The historic French province of Provence, located in the southeast corner of France between the Alps, the Mediterranean, the Rhone River and the upper reaches of the Durance River, was inhabited by Ligures since Neolithic times; by the Celtic since about 900 BC, and by Greek colonists since about 600 BC. It was conquered by Rome at the end of the 2nd century BC. From 879 until 1486, it was a semi-independent state ruled by the Counts of Provence. In 1481, the title passed to the Louis XI of France. and in 1486 Provence was legally incorporated into France. Provence has been a part of France for over 400 years, but the people of Provence, particularly in the interior, have kept a cultural identity that persists to this day.
The coast of Provence has some of the earliest sites of human habitation known in Europe. Primitive stone tools were found in the Grotte du Vallonnet, near Roquebrune-Cap-Martin, between Monaco and Menton, dating to between 1 million and 1.050 million years BC. The excavations at Terra Amata in Nice found signs of an encampment on a prehistoric beach, with traces of some of the earliest fireplaces found in Europe, dating to about four hundred thousand BC. Tools dating to the Middle Paleolithic (300,000 BC) and Upper Paleolithic (30,000-10,000 BC) were discovered in the Observatory Cave, in the Jardin Exotique of Monaco. Tools found in the Grotte du Lazaret near Nice date to between 130,000 and 170,000 BC.

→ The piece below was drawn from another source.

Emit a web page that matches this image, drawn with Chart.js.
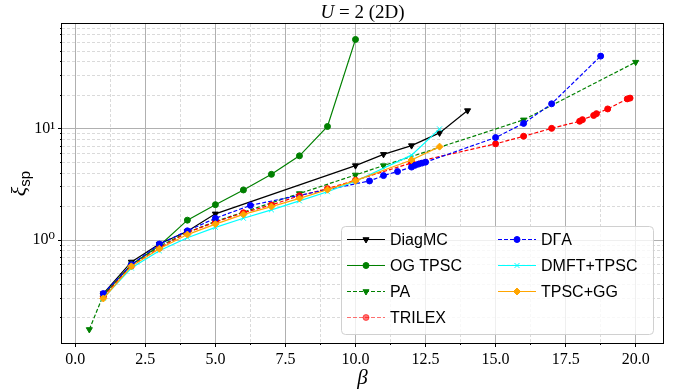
<!DOCTYPE html>
<html>
<head>
<meta charset="utf-8">
<title>xi_sp vs beta, U = 2 (2D)</title>
<script src="https://cdn.jsdelivr.net/npm/chart.js@4.4.0/dist/chart.umd.min.js"></script>
<style>
  html, body { margin: 0; padding: 0; background: #fff; }
  canvas { display: block; }
</style>
</head>
<body>
<canvas id="xiChart" width="678" height="391"></canvas>
<script>
// Spin correlation length xi_sp against inverse temperature beta, U = 2 Hubbard model in 2D

// ---- data ----
const betaDiagMC = [1, 2, 3, 4, 5, 10, 11, 12, 13, 14];
const xiDiagMC   = [0.33, 0.635, 0.92, 1.2, 1.72, 4.67, 5.9, 7.07, 9.2, 14.6];

const betaOG = [1, 2, 3, 4, 5, 6, 7, 8, 9, 10];
const xiOG   = [0.32, 0.6, 0.89, 1.51, 2.08, 2.82, 3.9, 5.72, 10.5, 63.7];

const betaPA = [0.5, 1, 2, 3, 4, 5, 8, 10, 11, 16, 20];
const xiPA   = [0.157, 0.32, 0.6, 0.88, 1.17, 1.47, 2.62, 3.85, 4.67, 12.05, 39.8];

const betaTRILEX = [1, 2, 3, 4, 5, 6, 7, 8, 9, 10, 12, 15, 16, 17, 18, 18.1, 18.5, 18.6, 19, 19.7, 19.8];
const xiTRILEX   = [0.31, 0.585, 0.85, 1.17, 1.45, 1.76, 2.07, 2.5, 2.9, 3.45, 4.94, 7.33, 8.58, 10.1, 11.7, 12.1, 13.2, 13.7, 15.1, 18.6, 18.9];

const betaDGA = [1, 2, 3, 4, 5, 6.25, 10.5, 11, 11.5, 12, 12.125, 12.25, 12.375, 12.5, 15, 16, 17, 18.75];
const xiDGA   = [0.33, 0.6, 0.92, 1.21, 1.57, 2.05, 3.4, 3.8, 4.13, 4.53, 4.7, 4.82, 4.92, 5.02, 8.35, 11.2, 16.8, 45.1];

const betaDMFT = [1, 2, 3, 4, 5, 6, 7, 8, 9, 10, 12, 13];
const xiDMFT   = [0.3, 0.56, 0.8, 1.05, 1.3, 1.57, 1.87, 2.25, 2.72, 3.38, 5.8, 10.0];

const betaGG = [1, 2, 3, 4, 5, 6, 7, 8, 9, 10, 12, 13];
const xiGG   = [0.298, 0.58, 0.835, 1.12, 1.39, 1.7, 2.0, 2.37, 2.84, 3.42, 5.25, 6.92];

const seriesNames = ['DiagMC', 'OG TPSC', 'PA', 'TRILEX', 'D\u0393A', 'DMFT+TPSC', 'TPSC+GG'];
const seriesBeta = [betaDiagMC, betaOG, betaPA, betaTRILEX, betaDGA, betaDMFT, betaGG];
const seriesXi = [xiDiagMC, xiOG, xiPA, xiTRILEX, xiDGA, xiDMFT, xiGG];

// axis ranges and ticks
const X_MIN = -0.475, X_MAX = 20.975;
const Y_MIN = 0.1186, Y_MAX = 87.7;
const xMajorTicks = [0, 2.5, 5, 7.5, 10, 12.5, 15, 17.5, 20];
const xMinorTicks = [1.25, 3.75, 6.25, 8.75, 11.25, 13.75, 16.25, 18.75];
const yMajorTicks = [1, 10];
const yMinorTicks = [0.2, 0.3, 0.4, 0.5, 0.6, 0.7, 0.8, 0.9, 2, 3, 4, 5, 6, 7, 8, 9, 20, 30, 40, 50, 60, 70, 80];

// ---- styles ----
const SERIF = "'Liberation Serif', 'DejaVu Serif', serif";
const SANS = "'Liberation Sans', 'DejaVu Sans', sans-serif";
const DASHED = [4, 2];

const seriesStyles = [
    { color: '#000000', dash: [],     point: 'triangle', rotation: 180, radius: 3.5 },
    { color: '#008000', dash: [],     point: 'circle',   rotation: 0,   radius: 3 },
    { color: '#008000', dash: DASHED, point: 'triangle', rotation: 180, radius: 3.5 },
    { color: '#ff0000', dash: DASHED, point: 'circle',   rotation: 0,   radius: 3, legendAlpha: 0.55 },
    { color: '#0000ff', dash: DASHED, point: 'circle',   rotation: 0,   radius: 3 },
    { color: '#00ffff', dash: [],     point: 'crossRot', rotation: 0,   radius: 3.5 },
    { color: '#ffa500', dash: [],     point: 'rectRot',  rotation: 0,   radius: 3.5 }
];

const toPoints = (xs, ys) => xs.map((x, i) => ({ x, y: ys[i] }));

const datasets = seriesNames.map((name, i) => {
    const s = seriesStyles[i];
    return {
        label: name,
        data: toPoints(seriesBeta[i], seriesXi[i]),
        showLine: true,
        borderColor: s.color,
        backgroundColor: s.color,
        borderWidth: 1.2,
        borderDash: s.dash,
        pointStyle: s.point,
        pointRotation: s.rotation,
        pointRadius: s.radius,
        pointBorderWidth: 1,
        pointBorderColor: s.color,
        pointBackgroundColor: s.color,
        tension: 0,
        // later series sit on top
        order: seriesNames.length - i
    };
});

// ---- helpers ----
const fixedTicks = (values) => (scale) => {
    scale.ticks = values.map(value => ({ value }));
};

const SUPERSCRIPT = { '0': '\u2070', '1': '\u00b9', '2': '\u00b2', '3': '\u00b3', '-': '\u207b' };
const powLabel = (v) => {
    const exp = String(Math.round(Math.log10(v)));
    return '10' + exp.split('').map(c => SUPERSCRIPT[c] || c).join('');
};

// draws a list of text runs on one line, centred on x
const drawRuns = (ctx, runs, x, y) => {
    let total = 0;
    runs.forEach(r => { ctx.font = r.font; r.w = ctx.measureText(r.text).width; total += r.w; });
    let cx = x - total / 2;
    ctx.textAlign = 'left';
    ctx.textBaseline = 'alphabetic';
    runs.forEach(r => {
        ctx.font = r.font;
        ctx.fillText(r.text, cx, y + (r.dy || 0));
        cx += r.w;
    });
};

// ---- title, axis labels, frame and two-column legend ----
const decorations = {
    id: 'decorations',
    afterDatasetsDraw(chart) {
        const { ctx, chartArea: a } = chart;
        ctx.save();
        ctx.strokeStyle = '#000';
        ctx.lineWidth = 1;
        ctx.strokeRect(a.left - 0.5, a.top - 0.5, a.right - a.left + 1, a.bottom - a.top + 1);
        ctx.restore();
    },
    afterDraw(chart) {
        const { ctx, chartArea: a } = chart;
        const midX = (a.left + a.right) / 2;
        const midY = (a.top + a.bottom) / 2;
        ctx.save();
        ctx.fillStyle = '#000';

        // title
        drawRuns(ctx, [
            { text: 'U', font: `italic 19px ${SERIF}` },
            { text: ' = 2 (2D)', font: `19px ${SERIF}` }
        ], midX, a.top - 6);

        // x label
        drawRuns(ctx, [{ text: '\u03b2', font: `italic 21px ${SERIF}` }], midX, 384);

        // y label
        ctx.save();
        ctx.translate(26, midY);
        ctx.rotate(-Math.PI / 2);
        drawRuns(ctx, [
            { text: '\u03be', font: `italic 22px ${SERIF}` },
            { text: 'sp', font: `15px ${SANS}`, dy: 4 }
        ], 0, 0);
        ctx.restore();

        // legend
        const w = 312, h = 108;
        const left = a.right - 10 - w, top = a.bottom - 9 - h;
        ctx.beginPath();
        ctx.roundRect(left + 0.5, top + 0.5, w, h, 4);
        ctx.fillStyle = 'rgba(255,255,255,0.8)';
        ctx.fill();
        ctx.strokeStyle = '#d0d0d0';
        ctx.lineWidth = 1;
        ctx.stroke();

        const drawPoint = Chart.helpers && Chart.helpers.drawPoint;
        chart.data.datasets.forEach((ds, i) => {
            const s = seriesStyles[i];
            const col = i < 4 ? 0 : 1;
            const row = i < 4 ? i : i - 4;
            const x0 = left + 6 + col * 151;
            const y = top + 13.5 + row * 26;

            ctx.save();
            ctx.globalAlpha = s.legendAlpha || 1;
            ctx.strokeStyle = s.color;
            ctx.fillStyle = s.color;
            ctx.lineWidth = 1.2;
            ctx.setLineDash(s.dash);
            ctx.beginPath();
            ctx.moveTo(x0, y);
            ctx.lineTo(x0 + 38, y);
            ctx.stroke();
            ctx.setLineDash([]);
            ctx.lineWidth = 1;
            if (drawPoint) {
                drawPoint(ctx, { pointStyle: s.point, rotation: s.rotation, radius: s.radius, borderWidth: 1 }, x0 + 19, y);
            } else {
                ctx.beginPath();
                ctx.arc(x0 + 19, y, s.radius, 0, Math.PI * 2);
                ctx.fill();
            }
            ctx.restore();

            ctx.fillStyle = '#000';
            ctx.font = `16px ${SANS}`;
            ctx.textAlign = 'left';
            ctx.textBaseline = 'middle';
            ctx.fillText(ds.label, x0 + 43, y + 1);
        });
        ctx.restore();
    }
};

// ---- chart ----
const MAJOR_GRID = '#b0b0b0';
const MINOR_GRID = '#dadada';

new Chart(document.getElementById('xiChart'), {
    type: 'scatter',
    data: { datasets },
    options: {
        responsive: false,
        animation: false,
        devicePixelRatio: 1,
        layout: { padding: { top: 24, right: 15, left: 0, bottom: 0 } },
        plugins: {
            legend: { display: false },
            tooltip: { enabled: false }
        },
        scales: {
            x: {
                type: 'linear',
                position: 'bottom',
                weight: 1,
                min: X_MIN,
                max: X_MAX,
                afterBuildTicks: fixedTicks(xMajorTicks),
                afterFit: (s) => { s.height = 48; },
                ticks: {
                    callback: (v) => Number(v).toFixed(1),
                    font: { family: SERIF, size: 16 },
                    color: '#000',
                    padding: 3,
                    maxRotation: 0,
                    autoSkip: false
                },
                grid: { color: MAJOR_GRID, lineWidth: 1, tickLength: 4, tickColor: '#000', tickWidth: 1 },
                border: { display: false }
            },
            xMinor: {
                type: 'linear',
                position: 'bottom',
                weight: 0,
                min: X_MIN,
                max: X_MAX,
                afterBuildTicks: fixedTicks(xMinorTicks),
                afterFit: (s) => { s.height = 0; },
                ticks: { display: false },
                grid: { color: MINOR_GRID, lineWidth: 1, tickLength: 2, tickColor: '#000', tickWidth: 1, tickBorderDash: [] },
                border: { display: false, dash: [3, 2] }
            },
            y: {
                type: 'logarithmic',
                position: 'left',
                weight: 1,
                min: Y_MIN,
                max: Y_MAX,
                afterBuildTicks: fixedTicks(yMajorTicks),
                afterFit: (s) => { s.width = 62; },
                ticks: {
                    callback: (v) => powLabel(v),
                    font: { family: SERIF, size: 16 },
                    color: '#000',
                    padding: 3,
                    autoSkip: false
                },
                grid: { color: MAJOR_GRID, lineWidth: 1, tickLength: 4, tickColor: '#000', tickWidth: 1 },
                border: { display: false }
            },
            yMinor: {
                type: 'logarithmic',
                position: 'left',
                weight: 0,
                min: Y_MIN,
                max: Y_MAX,
                afterBuildTicks: fixedTicks(yMinorTicks),
                afterFit: (s) => { s.width = 0; },
                ticks: { display: false },
                grid: { color: MINOR_GRID, lineWidth: 1, tickLength: 2, tickColor: '#000', tickWidth: 1, tickBorderDash: [] },
                border: { display: false, dash: [3, 2] }
            }
        }
    },
    plugins: [decorations]
});
</script>
</body>
</html>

The inhabitants of Provence during the paleolithic age lived in caves or in huts made of branches or covered with animal skins. Evidence found at the Grotte du Vallonnet shows they were more scavengers than hunters, using their tools to scrape meat from carcasses of bison, deer, rhinoceros, horses and other game killed by saber-toothed tigers, tigers, panthers and other predators. They endured the arrival and departure of two ice ages, which caused dramatic changes to the climate, vegetation and even the sea level.